> _Brief_
Restate all of the entries exactly, dropping any pictures they hold.

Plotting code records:

■ ■ ■

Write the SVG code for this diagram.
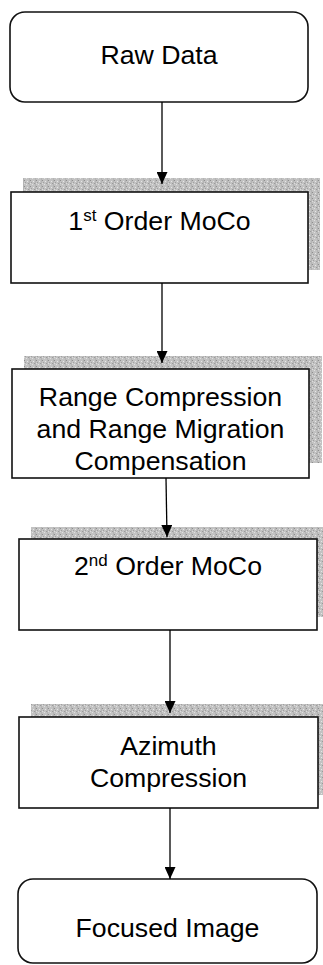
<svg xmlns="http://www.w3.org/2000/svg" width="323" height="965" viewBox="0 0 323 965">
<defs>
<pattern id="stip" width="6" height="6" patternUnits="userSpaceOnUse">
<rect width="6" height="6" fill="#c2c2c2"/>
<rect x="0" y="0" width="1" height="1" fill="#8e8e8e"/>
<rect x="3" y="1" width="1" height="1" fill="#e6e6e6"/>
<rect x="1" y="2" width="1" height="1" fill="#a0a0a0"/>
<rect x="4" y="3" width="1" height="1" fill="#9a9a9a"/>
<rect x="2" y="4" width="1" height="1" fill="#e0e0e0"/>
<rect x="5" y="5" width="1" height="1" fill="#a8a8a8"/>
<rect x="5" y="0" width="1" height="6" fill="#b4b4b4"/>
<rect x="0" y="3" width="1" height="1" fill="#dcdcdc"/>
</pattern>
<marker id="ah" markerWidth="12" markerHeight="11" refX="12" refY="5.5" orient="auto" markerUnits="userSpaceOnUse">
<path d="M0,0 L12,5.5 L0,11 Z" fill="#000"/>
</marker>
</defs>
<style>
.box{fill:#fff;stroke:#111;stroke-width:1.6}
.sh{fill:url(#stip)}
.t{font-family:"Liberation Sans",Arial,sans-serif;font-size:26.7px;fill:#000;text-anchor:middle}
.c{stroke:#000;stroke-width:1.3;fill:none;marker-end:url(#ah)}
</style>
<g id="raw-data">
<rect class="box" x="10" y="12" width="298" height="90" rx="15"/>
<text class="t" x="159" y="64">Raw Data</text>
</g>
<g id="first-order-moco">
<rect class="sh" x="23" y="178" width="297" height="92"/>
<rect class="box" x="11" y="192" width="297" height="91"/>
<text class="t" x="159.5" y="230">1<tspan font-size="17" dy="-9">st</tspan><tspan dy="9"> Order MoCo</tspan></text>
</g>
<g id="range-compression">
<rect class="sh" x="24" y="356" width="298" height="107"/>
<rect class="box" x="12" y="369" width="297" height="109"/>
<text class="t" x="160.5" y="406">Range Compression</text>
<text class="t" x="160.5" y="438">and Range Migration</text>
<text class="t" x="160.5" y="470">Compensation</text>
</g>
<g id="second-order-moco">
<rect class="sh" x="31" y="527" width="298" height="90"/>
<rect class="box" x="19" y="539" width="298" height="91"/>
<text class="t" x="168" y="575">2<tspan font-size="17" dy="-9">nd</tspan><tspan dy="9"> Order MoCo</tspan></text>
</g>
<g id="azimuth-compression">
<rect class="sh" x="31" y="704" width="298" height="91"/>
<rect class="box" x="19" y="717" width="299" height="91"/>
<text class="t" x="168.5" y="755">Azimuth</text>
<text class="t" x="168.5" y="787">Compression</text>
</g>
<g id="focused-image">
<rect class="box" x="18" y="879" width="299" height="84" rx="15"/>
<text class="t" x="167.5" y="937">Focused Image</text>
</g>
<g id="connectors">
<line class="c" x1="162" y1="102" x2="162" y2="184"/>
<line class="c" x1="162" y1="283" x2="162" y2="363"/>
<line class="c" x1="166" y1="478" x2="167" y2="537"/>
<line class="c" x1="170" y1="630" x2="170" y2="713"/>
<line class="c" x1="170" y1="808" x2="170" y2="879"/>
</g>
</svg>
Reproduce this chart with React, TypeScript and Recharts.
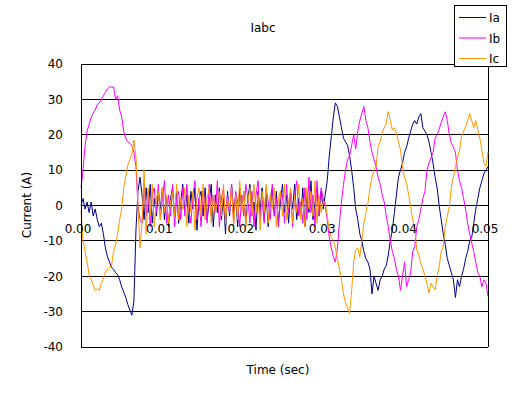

■ ■ ■

> _Result for this exercise_
Write the SVG code for this diagram.
<svg xmlns="http://www.w3.org/2000/svg" width="323" height="965" viewBox="0 0 323 965">
<defs>
<pattern id="stip" width="6" height="6" patternUnits="userSpaceOnUse">
<rect width="6" height="6" fill="#c2c2c2"/>
<rect x="0" y="0" width="1" height="1" fill="#8e8e8e"/>
<rect x="3" y="1" width="1" height="1" fill="#e6e6e6"/>
<rect x="1" y="2" width="1" height="1" fill="#a0a0a0"/>
<rect x="4" y="3" width="1" height="1" fill="#9a9a9a"/>
<rect x="2" y="4" width="1" height="1" fill="#e0e0e0"/>
<rect x="5" y="5" width="1" height="1" fill="#a8a8a8"/>
<rect x="5" y="0" width="1" height="6" fill="#b4b4b4"/>
<rect x="0" y="3" width="1" height="1" fill="#dcdcdc"/>
</pattern>
<marker id="ah" markerWidth="12" markerHeight="11" refX="12" refY="5.5" orient="auto" markerUnits="userSpaceOnUse">
<path d="M0,0 L12,5.5 L0,11 Z" fill="#000"/>
</marker>
</defs>
<style>
.box{fill:#fff;stroke:#111;stroke-width:1.6}
.sh{fill:url(#stip)}
.t{font-family:"Liberation Sans",Arial,sans-serif;font-size:26.7px;fill:#000;text-anchor:middle}
.c{stroke:#000;stroke-width:1.3;fill:none;marker-end:url(#ah)}
</style>
<g id="raw-data">
<rect class="box" x="10" y="12" width="298" height="90" rx="15"/>
<text class="t" x="159" y="64">Raw Data</text>
</g>
<g id="first-order-moco">
<rect class="sh" x="23" y="178" width="297" height="92"/>
<rect class="box" x="11" y="192" width="297" height="91"/>
<text class="t" x="159.5" y="230">1<tspan font-size="17" dy="-9">st</tspan><tspan dy="9"> Order MoCo</tspan></text>
</g>
<g id="range-compression">
<rect class="sh" x="24" y="356" width="298" height="107"/>
<rect class="box" x="12" y="369" width="297" height="109"/>
<text class="t" x="160.5" y="406">Range Compression</text>
<text class="t" x="160.5" y="438">and Range Migration</text>
<text class="t" x="160.5" y="470">Compensation</text>
</g>
<g id="second-order-moco">
<rect class="sh" x="31" y="527" width="298" height="90"/>
<rect class="box" x="19" y="539" width="298" height="91"/>
<text class="t" x="168" y="575">2<tspan font-size="17" dy="-9">nd</tspan><tspan dy="9"> Order MoCo</tspan></text>
</g>
<g id="azimuth-compression">
<rect class="sh" x="31" y="704" width="298" height="91"/>
<rect class="box" x="19" y="717" width="299" height="91"/>
<text class="t" x="168.5" y="755">Azimuth</text>
<text class="t" x="168.5" y="787">Compression</text>
</g>
<g id="focused-image">
<rect class="box" x="18" y="879" width="299" height="84" rx="15"/>
<text class="t" x="167.5" y="937">Focused Image</text>
</g>
<g id="connectors">
<line class="c" x1="162" y1="102" x2="162" y2="184"/>
<line class="c" x1="162" y1="283" x2="162" y2="363"/>
<line class="c" x1="166" y1="478" x2="167" y2="537"/>
<line class="c" x1="170" y1="630" x2="170" y2="713"/>
<line class="c" x1="170" y1="808" x2="170" y2="879"/>
</g>
</svg>
Reproduce this chart with React, TypeScript and Recharts.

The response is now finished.